You have probably been following this case and reading a range of responses and analyses, as I have. But the account I have been most touched by is a Facebook post from Julia Blount, reprinted on April 29 on Salon.
Blount is a middle school teacher, educated at Princeton, and as she says in “Dear white Facebook friends: I need you to respect what Black America is feeling right now,” a person of color who has led a privileged life (for which she is grateful). But her privilege has not shielded her from violence or from the feelings engendered by it. So she writes to white America: “To those rushing to judgment about what’s happening in Baltimore: Please stop and listen.”
Blount reminds all of us of the importance and power of listening—really listening—listening rhetorically, as Krista Ratcliff describes it. Blount continues:
Every comment or post I have read today voicing some version of disdain for the people of Baltimore—“I can’t understand” or “They’re destroying their own community” or “Destruction of Property!” or “Thugs”—tells me that many of you are not listening. I am not asking you to condone or agree with violence. I just need you to listen. You don’t have to say anything if you don’t want to, but instead of forming an opinion or drawing a conclusion, please let me tell you what I hear: I hear hopelessness. I hear oppression. I hear pain. I hear internalized oppression. I hear despair. I hear anger. I hear poverty.
Blount’s challenge is one all teachers, and especially teachers of writing, need to address. We need to teach rhetorical listening as part of what it means to communicate effectively and fairly, and we need to practice that kind of listening in our own classes. As Blount says,
If you are not listening, not exposing yourself to unfamiliar perspectives, not watching videos, not engaging in conversation, then you are perpetuating white privilege and white supremacy. It is exactly your ability to not hear, to ignore the situation, that is a mark of your privilege.
I spend time in all my classes talking with students about engaging “unfamiliar perspectives” and doing so in an open, invitational way. But actually doing this kind of listening and engaging is far easier said than done. I have often found myself hard-pressed to listen fully to a student who is expressing views with which I deeply disagree. In one of my classes, a young man (white and from a rural area) wrote an essay called “The Little Grey Squirrel,” about a moment in his life that had taught him an important lesson. In the essay, he tells the story of going out to check traps on his father’s property, where he finds a “little grey squirrel” caught in one of them. The squirrel has a broken leg and he describes kneeling down next to it and looking into its eyes. Then he takes out his gun—and shoots the squirrel. The lesson he learns, he says in his conclusion, is how to kill animals: this is his first. To say the very least, this writer had misjudged his audience (he had also built up sympathy for the “little grey squirrel”).
This story caused a near riot in my classroom, as students accused the writer of everything from insensitivity to murder. They turned on him so passionately that he quickly fell silent; in this event, everyone else was talking, even shouting: no one was listening.
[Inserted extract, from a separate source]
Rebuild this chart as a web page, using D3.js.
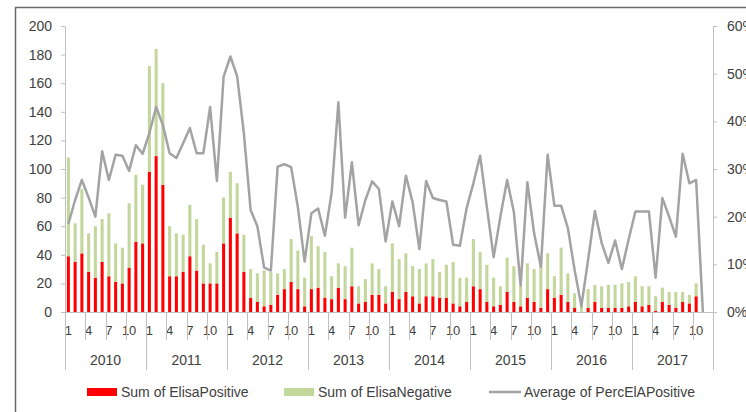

Our class never really recovered from that episode, in spite of my efforts to look for some common ground we could all move forward from. It occurs to me now that I wasn’t really listening either: I was more occupied with calming things down and getting that particular class over with. As a result, I didn’t truly hear either the writer or the protesting students.
I have thought about that incident for years now, as we often do when we wish we could replay—and change—past events. I’ve thought about how very differently people see and hear, and about how very difficult it is to see and hear from another person’s point of view. But that’s just what Julia Blount is asking me, as a white woman, to do. Her compelling message is going to stay with me, challenging me to live up to the best of my rhetorical training and always to listen—truly listen—before I draw a conclusion, and to engage my students in doing the same.